Asked about possibility of voter apathy as a result of the security concern raised for the shift in the election, Olufemi Aduwo, national coordinator of Rights Monitoring Group (RMG), whose election observation team had been in Edo State before the postponement, said: “The outcome of the little study we have done in Edo shows that the people are determined to come out in large number. We don’t want to say whether it is because they like the government in power or they really want to make a change. But there is a determination and they want to come out in a large number. Some people are looking at the alarm raised by the security agencies as something that may create fears in the minds of the electorate so that there will be apathy or low turn-out. But that may not happen.
On what the security situation in the state was before the shift of the polls, Aduwo said:”We did not even notice any tension in the state. Rather, the people of the state looked ready to troop out for the election. Five days to the election, a deputy inspector general of police, after reviewing the security situation, told the whole world that everything was set. Two days to the election and suddenly from the blues came a security advice that warranted the call for and eventual shift in the election. Assuming there was security challenge that they knew that there were 500 militants or terrorists that wanted to foment trouble in the state, couldn’t the 25, 000 policemen and personnel from the army, NSCDC and other contain such number of terrorists?
“Edo has never been a flashpoint in terms of militancy or extremism.So, how come now? If we could conduct the election in Borno and Yobe states that used to the hotbed of insurgency, why not in Edo that has known peace?
On the implication of the shift for 2019 general elections, Aduwo observed: “If we don’t quickly arrest such situation, the general elections in 2019 may be in danger because if security agencies with more than 25, 000 personnel could tell us they could not guarantee security in a single state, what will they tell us in 2019 when the elections will be countrywide? I think it is a serious challenge that we should take seriously. If not, many things will be wrong with the 2019 election.”
In agreement with Aduwo is the head, Department of Political Science, Obafemi Awolowo University, Professor Saturday Obiyan, who considered the shift as “very disappointing” and called for a retreat from the path he said is dangerous.
“I would say the postponement of the election is very disappointing. The pattern of election conduct in recent times has been very unfortunate. The biggest implication of the postponement is that the action is capable of undermining the confidence of Nigerians in democracy. If the authorities had known this, they would not have allowed it to happen. The explanation given is very ridiculous.
“The postponement has financial implication for the political parties participating in the election. Also, the civil society organisations monitoring the election will have to spend more for election monitoring. They would have budgeted for a few days. On the whole, the shift is really unacceptable.

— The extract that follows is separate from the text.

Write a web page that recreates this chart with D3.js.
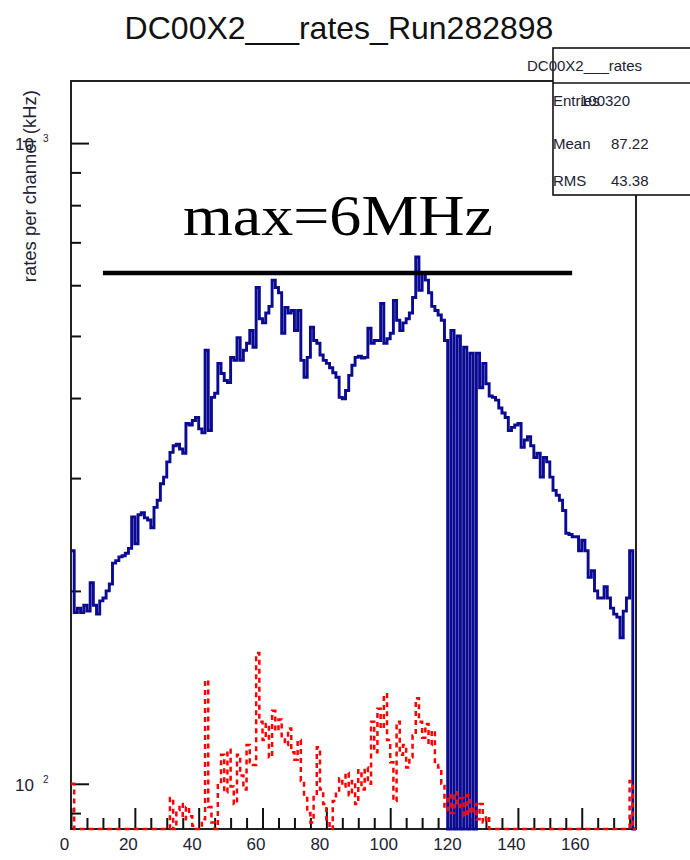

Also speaking on the likelihood of voter apathy, the don asked rhetorically, “How credible is the security concern?” adding that“It is not impossible that some voters may stay away because of the security concern so raised. Security threats don’t happen overnight.”
According to him,“Apathy could also result not necessarily because of threat but because of lack of confidence in the electoral process. Whichever way we want to look at it, it is a setback for democracy in Nigeria. We should retreat from this track because it is dangerous.
The shift, stakeholders agree, will also have far-reaching socio-economic effect on the populace at a time when the economy of the country has been officially confirmed to be in a recession. The state will have to be on total lockdown for more than 24 hours on Wednesday, 28 September, for the rescheduled election with the attendant paralysis of economic activities.
A founding father of the Peoples Democratic Party (PDP) and former Nigeria’s envoy to Germany, Professor Tunde Adeniran, said whoever flew the kite of postponement should be mindful of the implications. “Any postponement amounts to speculations of those who felt that our security agencies have really not risen to the required level of professionalism and non-partisan discharge of their responsibilities premised on constitutional imperatives and patriotic considerations.
“For some month, INEC has made its plans to conduct governorship elections in Edo and Ondo states available to the public. It has monitored the relevant primaries of the political parties and, for the Edo election, put in place an arrangement that is convincing regarding its readiness to conduct a free and fair election. The PDP is fully prepared, able, ready and willing to face the contest. It is also the expectation of the public that the APC, in spite of its apparent shortcomings, should be ready to face the inevitable challenges,” Adeniran said.